**Task objective**: Look through the material below. Copy each line that contains the string "this".

# # # # # # #

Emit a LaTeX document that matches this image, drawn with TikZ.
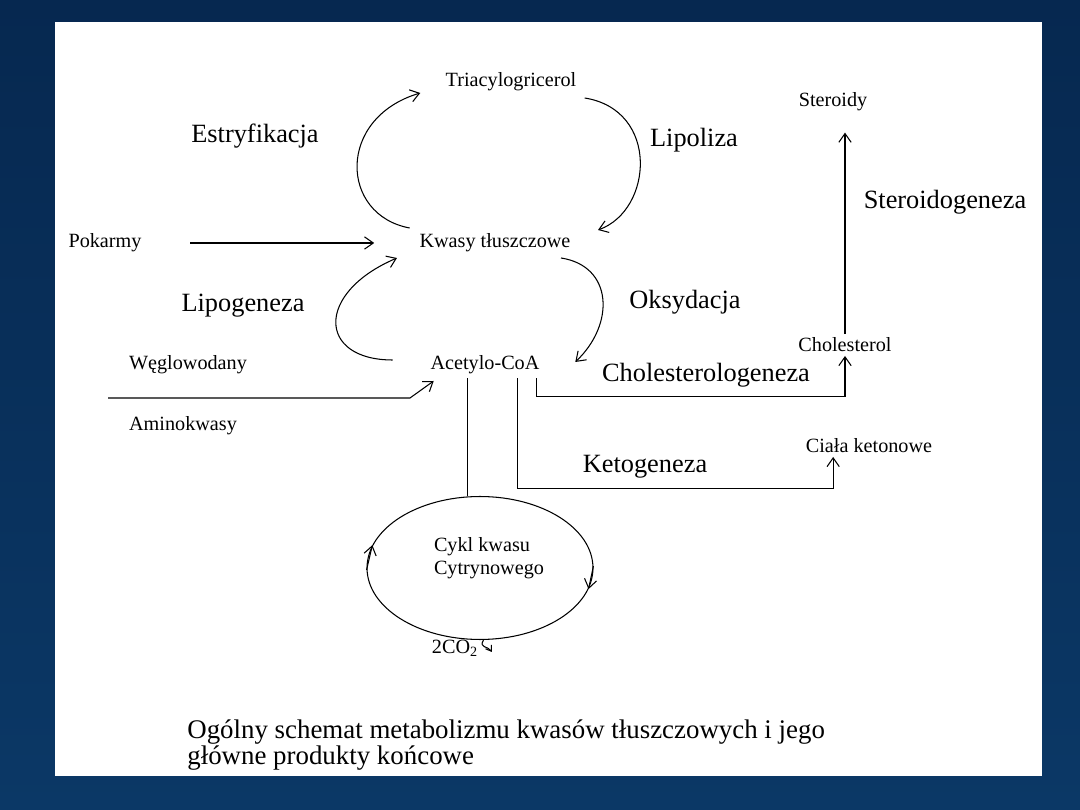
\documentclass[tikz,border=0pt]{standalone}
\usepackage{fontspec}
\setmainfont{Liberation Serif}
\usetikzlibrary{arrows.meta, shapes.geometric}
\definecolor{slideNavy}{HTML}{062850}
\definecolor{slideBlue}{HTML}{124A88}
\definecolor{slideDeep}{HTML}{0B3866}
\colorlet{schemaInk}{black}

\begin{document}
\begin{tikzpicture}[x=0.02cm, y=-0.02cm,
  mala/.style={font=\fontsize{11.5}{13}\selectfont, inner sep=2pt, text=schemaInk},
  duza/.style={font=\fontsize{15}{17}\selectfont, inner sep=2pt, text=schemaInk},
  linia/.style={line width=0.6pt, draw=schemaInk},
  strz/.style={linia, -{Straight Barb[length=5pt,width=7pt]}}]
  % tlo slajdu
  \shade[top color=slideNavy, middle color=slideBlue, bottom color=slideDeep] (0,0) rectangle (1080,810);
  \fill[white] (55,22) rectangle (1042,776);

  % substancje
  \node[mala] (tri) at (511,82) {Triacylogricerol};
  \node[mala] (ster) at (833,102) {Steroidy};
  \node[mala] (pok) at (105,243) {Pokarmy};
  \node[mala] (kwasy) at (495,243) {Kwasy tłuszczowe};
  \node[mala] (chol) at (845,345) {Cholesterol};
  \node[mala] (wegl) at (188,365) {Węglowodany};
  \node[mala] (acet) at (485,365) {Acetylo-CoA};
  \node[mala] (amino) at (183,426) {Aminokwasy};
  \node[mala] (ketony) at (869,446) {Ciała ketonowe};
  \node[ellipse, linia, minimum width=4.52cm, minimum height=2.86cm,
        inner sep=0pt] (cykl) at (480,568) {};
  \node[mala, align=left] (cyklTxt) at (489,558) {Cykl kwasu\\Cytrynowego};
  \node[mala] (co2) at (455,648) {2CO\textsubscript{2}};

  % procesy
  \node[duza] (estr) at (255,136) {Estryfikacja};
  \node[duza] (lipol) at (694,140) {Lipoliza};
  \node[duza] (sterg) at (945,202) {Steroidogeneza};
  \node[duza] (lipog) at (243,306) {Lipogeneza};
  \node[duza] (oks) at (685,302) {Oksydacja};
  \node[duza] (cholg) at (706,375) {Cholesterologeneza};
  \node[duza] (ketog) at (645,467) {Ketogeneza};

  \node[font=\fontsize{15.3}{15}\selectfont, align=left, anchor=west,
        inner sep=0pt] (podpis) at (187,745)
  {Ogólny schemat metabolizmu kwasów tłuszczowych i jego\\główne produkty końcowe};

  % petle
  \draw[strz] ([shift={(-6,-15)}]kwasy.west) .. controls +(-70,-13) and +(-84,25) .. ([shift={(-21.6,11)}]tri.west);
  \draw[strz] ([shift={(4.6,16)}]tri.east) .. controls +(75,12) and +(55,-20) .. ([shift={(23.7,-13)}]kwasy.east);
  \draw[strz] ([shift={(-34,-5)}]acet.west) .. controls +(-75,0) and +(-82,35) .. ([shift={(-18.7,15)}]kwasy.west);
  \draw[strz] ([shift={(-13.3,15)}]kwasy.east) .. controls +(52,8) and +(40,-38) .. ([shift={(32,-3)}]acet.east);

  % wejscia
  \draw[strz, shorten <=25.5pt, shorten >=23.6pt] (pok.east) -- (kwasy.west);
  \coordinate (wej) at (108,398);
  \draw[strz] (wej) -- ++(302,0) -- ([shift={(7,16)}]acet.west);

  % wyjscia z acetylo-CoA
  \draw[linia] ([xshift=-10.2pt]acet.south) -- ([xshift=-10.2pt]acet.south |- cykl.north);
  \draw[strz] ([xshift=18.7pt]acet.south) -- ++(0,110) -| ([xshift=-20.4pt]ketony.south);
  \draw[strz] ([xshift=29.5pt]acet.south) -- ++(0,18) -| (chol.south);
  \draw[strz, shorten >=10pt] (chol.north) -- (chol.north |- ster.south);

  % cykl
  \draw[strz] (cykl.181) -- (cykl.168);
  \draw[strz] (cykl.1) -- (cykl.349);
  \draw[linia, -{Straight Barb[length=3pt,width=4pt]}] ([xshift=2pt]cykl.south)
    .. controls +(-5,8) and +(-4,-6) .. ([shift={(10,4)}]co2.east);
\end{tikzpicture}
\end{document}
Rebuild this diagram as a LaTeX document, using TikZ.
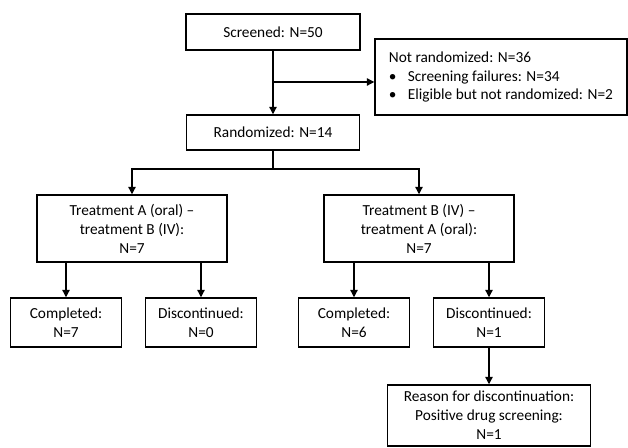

# # # # # # #

**Task output**:
Emit a LaTeX document that matches this image, drawn with TikZ.
Rebuild this diagram as a LaTeX document, using TikZ.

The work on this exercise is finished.